Supplied records
□ □ □ □ □
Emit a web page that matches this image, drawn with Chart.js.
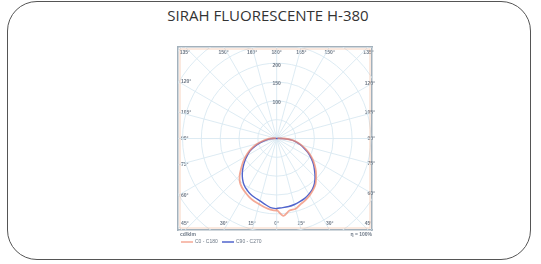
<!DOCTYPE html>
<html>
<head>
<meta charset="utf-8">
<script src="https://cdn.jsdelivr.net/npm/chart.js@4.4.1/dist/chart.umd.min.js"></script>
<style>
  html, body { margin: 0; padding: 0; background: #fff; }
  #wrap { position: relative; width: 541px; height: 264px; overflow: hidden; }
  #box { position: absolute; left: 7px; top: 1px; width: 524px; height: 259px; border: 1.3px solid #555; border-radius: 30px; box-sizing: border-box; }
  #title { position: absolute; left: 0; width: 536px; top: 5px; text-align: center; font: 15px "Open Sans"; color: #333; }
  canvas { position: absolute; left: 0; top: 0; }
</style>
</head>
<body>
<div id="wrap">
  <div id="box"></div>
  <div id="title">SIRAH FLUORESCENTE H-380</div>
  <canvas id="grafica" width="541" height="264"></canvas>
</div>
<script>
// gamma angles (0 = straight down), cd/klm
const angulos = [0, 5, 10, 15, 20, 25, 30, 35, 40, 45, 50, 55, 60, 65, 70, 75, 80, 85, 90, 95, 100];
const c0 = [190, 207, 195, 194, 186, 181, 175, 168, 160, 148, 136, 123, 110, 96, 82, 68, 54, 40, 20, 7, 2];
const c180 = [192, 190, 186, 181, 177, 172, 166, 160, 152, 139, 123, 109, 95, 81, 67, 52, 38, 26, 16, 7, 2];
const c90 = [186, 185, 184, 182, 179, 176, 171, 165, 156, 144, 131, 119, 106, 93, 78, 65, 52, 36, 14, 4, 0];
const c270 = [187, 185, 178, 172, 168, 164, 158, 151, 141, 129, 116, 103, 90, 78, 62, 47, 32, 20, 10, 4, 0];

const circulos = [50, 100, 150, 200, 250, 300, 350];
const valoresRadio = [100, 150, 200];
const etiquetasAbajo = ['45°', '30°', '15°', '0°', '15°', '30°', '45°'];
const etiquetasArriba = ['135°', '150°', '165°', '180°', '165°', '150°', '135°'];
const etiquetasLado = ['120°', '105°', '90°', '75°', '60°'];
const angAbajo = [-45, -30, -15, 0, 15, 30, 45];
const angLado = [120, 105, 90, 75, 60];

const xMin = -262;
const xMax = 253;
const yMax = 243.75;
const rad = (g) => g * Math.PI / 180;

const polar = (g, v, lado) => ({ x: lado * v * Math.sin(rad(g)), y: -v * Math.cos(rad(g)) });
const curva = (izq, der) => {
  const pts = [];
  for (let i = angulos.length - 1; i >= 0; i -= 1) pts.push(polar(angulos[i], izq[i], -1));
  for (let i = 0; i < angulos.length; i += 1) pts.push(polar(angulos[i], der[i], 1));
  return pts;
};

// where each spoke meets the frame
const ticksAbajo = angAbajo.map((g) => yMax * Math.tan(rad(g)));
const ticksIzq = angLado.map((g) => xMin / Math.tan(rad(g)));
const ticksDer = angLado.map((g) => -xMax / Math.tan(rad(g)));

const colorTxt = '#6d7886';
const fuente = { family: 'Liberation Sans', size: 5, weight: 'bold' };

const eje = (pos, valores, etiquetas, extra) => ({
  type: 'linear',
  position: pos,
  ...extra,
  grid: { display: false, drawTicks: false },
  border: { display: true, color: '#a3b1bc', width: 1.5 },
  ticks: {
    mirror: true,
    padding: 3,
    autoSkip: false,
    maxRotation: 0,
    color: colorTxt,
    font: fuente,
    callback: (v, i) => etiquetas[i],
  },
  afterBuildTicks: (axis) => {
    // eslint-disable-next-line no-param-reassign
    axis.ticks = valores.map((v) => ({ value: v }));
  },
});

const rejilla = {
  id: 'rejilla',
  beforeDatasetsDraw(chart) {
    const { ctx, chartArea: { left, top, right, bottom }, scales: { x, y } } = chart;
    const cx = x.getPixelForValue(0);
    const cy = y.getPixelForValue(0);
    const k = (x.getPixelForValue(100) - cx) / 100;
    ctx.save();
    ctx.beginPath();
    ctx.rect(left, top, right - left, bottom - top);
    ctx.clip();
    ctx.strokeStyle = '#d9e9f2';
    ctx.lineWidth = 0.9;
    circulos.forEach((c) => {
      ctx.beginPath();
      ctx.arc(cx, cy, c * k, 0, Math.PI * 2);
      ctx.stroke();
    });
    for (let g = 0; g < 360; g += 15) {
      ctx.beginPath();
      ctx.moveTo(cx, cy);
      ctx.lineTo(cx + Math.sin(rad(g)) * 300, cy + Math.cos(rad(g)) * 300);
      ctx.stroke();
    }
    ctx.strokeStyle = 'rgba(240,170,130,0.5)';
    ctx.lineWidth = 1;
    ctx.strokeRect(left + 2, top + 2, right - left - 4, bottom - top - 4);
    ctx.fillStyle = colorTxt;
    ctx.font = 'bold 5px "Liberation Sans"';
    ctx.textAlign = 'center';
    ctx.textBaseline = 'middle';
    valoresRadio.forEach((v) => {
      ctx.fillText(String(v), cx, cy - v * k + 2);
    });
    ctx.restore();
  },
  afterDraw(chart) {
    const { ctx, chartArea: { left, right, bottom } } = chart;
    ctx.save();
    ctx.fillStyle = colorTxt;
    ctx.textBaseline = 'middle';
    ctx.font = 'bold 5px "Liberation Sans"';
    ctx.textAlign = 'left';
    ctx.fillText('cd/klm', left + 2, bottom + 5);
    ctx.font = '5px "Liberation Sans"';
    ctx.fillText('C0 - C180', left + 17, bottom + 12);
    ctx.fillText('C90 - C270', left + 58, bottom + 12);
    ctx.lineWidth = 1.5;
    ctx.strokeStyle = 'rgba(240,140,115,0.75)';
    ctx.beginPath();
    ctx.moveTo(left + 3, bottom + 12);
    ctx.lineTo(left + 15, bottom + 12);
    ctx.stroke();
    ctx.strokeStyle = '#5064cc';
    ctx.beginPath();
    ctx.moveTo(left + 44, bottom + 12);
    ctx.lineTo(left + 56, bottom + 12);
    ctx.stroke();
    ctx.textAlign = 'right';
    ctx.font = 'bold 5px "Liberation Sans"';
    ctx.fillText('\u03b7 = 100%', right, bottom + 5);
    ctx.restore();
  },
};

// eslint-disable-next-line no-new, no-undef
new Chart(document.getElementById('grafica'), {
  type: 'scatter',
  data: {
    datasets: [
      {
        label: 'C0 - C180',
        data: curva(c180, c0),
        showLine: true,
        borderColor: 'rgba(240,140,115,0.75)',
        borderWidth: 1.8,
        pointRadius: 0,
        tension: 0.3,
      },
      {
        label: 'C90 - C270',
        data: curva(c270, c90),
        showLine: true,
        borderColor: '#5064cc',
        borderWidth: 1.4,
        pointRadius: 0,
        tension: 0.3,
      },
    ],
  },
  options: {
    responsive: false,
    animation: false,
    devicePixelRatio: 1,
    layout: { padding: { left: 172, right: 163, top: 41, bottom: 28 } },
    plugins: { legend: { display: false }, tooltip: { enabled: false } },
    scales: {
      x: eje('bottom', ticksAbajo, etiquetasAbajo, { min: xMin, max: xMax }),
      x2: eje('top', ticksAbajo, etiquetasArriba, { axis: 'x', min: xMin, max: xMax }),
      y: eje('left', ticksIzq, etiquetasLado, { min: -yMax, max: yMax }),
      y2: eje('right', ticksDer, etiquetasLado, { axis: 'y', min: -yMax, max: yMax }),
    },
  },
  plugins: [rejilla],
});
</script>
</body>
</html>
□ □ □ □ □
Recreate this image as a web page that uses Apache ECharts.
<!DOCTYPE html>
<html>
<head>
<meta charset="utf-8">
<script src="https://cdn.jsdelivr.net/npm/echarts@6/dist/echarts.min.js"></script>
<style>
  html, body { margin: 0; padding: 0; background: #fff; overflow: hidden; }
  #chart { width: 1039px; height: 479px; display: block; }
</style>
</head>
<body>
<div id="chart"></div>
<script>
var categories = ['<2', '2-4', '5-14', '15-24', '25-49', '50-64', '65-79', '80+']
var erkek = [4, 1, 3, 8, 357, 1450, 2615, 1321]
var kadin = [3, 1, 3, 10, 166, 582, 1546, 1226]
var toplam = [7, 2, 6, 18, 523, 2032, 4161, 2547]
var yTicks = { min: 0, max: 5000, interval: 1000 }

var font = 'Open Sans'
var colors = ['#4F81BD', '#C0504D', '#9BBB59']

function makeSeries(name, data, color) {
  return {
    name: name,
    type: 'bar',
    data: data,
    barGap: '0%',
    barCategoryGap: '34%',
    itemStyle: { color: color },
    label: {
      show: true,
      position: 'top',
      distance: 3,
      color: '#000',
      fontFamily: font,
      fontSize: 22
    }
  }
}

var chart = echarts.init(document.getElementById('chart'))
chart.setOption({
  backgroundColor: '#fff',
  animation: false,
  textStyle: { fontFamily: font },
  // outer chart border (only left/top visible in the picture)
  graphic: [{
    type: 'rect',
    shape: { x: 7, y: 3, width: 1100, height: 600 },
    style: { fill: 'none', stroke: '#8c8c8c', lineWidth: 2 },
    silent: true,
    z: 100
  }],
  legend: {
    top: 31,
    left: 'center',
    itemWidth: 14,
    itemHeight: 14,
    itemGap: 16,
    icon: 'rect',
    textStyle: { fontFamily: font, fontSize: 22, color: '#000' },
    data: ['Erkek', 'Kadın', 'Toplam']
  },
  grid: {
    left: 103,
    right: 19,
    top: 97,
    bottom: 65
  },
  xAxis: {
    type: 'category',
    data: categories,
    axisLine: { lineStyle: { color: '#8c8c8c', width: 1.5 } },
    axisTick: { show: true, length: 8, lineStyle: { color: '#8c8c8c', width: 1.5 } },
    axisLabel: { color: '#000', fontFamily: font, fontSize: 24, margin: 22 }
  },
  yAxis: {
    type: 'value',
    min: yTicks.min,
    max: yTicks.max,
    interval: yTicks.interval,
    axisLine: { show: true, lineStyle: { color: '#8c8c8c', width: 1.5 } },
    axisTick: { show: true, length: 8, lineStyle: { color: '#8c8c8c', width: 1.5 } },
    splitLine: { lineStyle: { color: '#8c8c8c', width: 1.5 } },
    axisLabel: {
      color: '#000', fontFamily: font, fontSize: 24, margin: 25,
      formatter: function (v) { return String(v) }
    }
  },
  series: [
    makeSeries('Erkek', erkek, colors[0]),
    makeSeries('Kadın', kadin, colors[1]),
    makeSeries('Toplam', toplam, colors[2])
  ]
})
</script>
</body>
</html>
□ □ □ □ □
Stated exercise
Of the entries above, repeat exactly the lines from the line with "Recreate this image" through the line with "var colors = ['#4F81BD', '#C0504D', '#9BBB59']", both of them included.

Expected answer
Recreate this image as a web page that uses Apache ECharts.
<!DOCTYPE html>
<html>
<head>
<meta charset="utf-8">
<script src="https://cdn.jsdelivr.net/npm/echarts@6/dist/echarts.min.js"></script>
<style>
  html, body { margin: 0; padding: 0; background: #fff; overflow: hidden; }
  #chart { width: 1039px; height: 479px; display: block; }
</style>
</head>
<body>
<div id="chart"></div>
<script>
var categories = ['<2', '2-4', '5-14', '15-24', '25-49', '50-64', '65-79', '80+']
var erkek = [4, 1, 3, 8, 357, 1450, 2615, 1321]
var kadin = [3, 1, 3, 10, 166, 582, 1546, 1226]
var toplam = [7, 2, 6, 18, 523, 2032, 4161, 2547]
var yTicks = { min: 0, max: 5000, interval: 1000 }

var font = 'Open Sans'
var colors = ['#4F81BD', '#C0504D', '#9BBB59']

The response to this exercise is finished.